Sentence Segmentation: Split training sentences based on punctuation marks to enhance structural clarity.
Punctuation Removal: Eliminating unnecessary punctuation that may introduce inconsistencies in translation.
Synonym Annotation Removal: Removing comments enclosed within “()” or “[]”, which often contain redundant synonym explanations.
Ambiguous Symbol Cleanup: Discarding “/” or “//” symbols used as separators for alternative expressions, reducing lexical redundancy.
Whitespace and Non-Chinese Character Filtering: Stripping blank lines, excessive spaces, and non-Chinese characters that do not contribute to model learning.
These preprocessing steps for raw textual data standardize sentence structures, eliminate noise, and enhance dataset consistency, thereby creating the parallel corpus and ultimately improving the accuracy and efficiency of the NMT model. Experimental results confirm that segmentation based on punctuation and the systematic removal of redundant symbols significantly enhance translation quality. The refined dataset ensures that both phrase-based and neural machine translation models can generate more accurate and culturally appropriate translations for Hakka.
Example of Preprocessing:
This example illustrates how synonyms, extraneous annotations (e.g., brackets, parentheses, and slashes), non-standard punctuation, and redundant symbols are removed in order to create a cleaner and more uniform dataset. Such standardization plays a crucial role in ensuring data quality and boosting the performance of the translation model during training.
3.3. System Development Process and Architecture
Figure 1 illustrates the proposed hybrid machine translation system’s architecture, highlighting the integration of PBMT, NMT, and recursive learning cycles for text translation. The following introduces the functionality of PBMT and NMT in the proposed system, thereby suggesting the hybrid AI-driven translation system framework.
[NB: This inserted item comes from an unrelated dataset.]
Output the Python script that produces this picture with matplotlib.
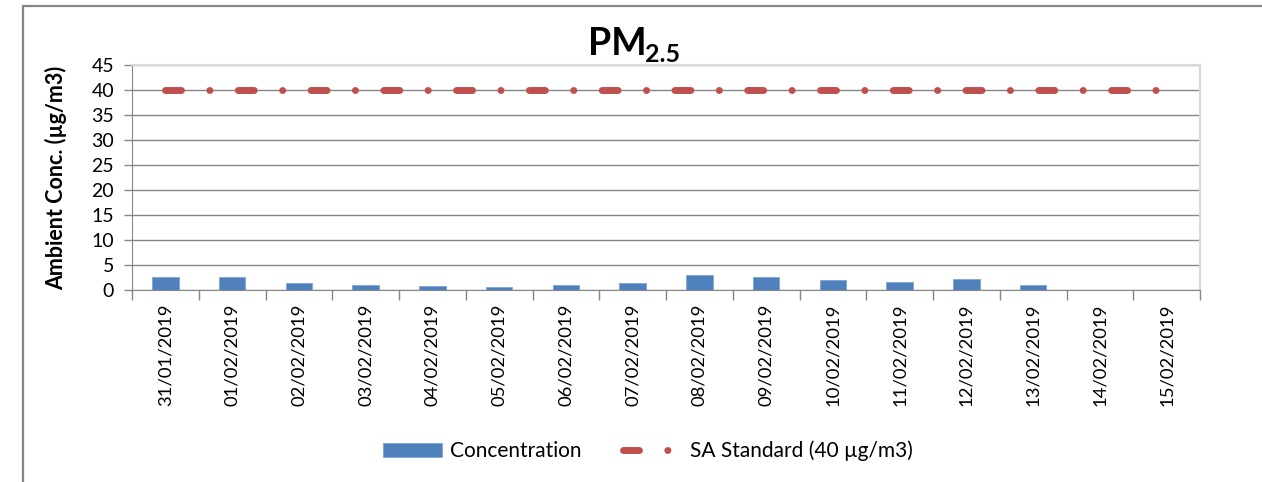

3.4. Phrase-Based Machine Translation (PBMT)
Phrase-based machine translation is a good alternative when designing a dialect machine translation system with limited parallel corpus resources. The Hakka language is one of the eight major dialects of Chinese, all of which are written in Chinese characters. To fully present the cultural characteristics of Hakka, cultural feature words are manually sorted and added to the phrase lexicon. The translated text at this stage can better reflect Hakka cultural characteristics and improve translation quality. Thus, phrase-based machine translation with Hakka culture-specific items can achieve good translation quality.
The accuracy rate of this translation design is quite high, but there are still many problems. The original Hakka text is first divided into single words or phrases, and then, statistics and a limited vocabulary and phrase comparison table are used to select the most common translation methods for these words or phrases, which are then recomposed into sentences according to Hakka grammar. This study adapted phrase-based machine translation to construct a parallel corpus of Hakka-Chinese.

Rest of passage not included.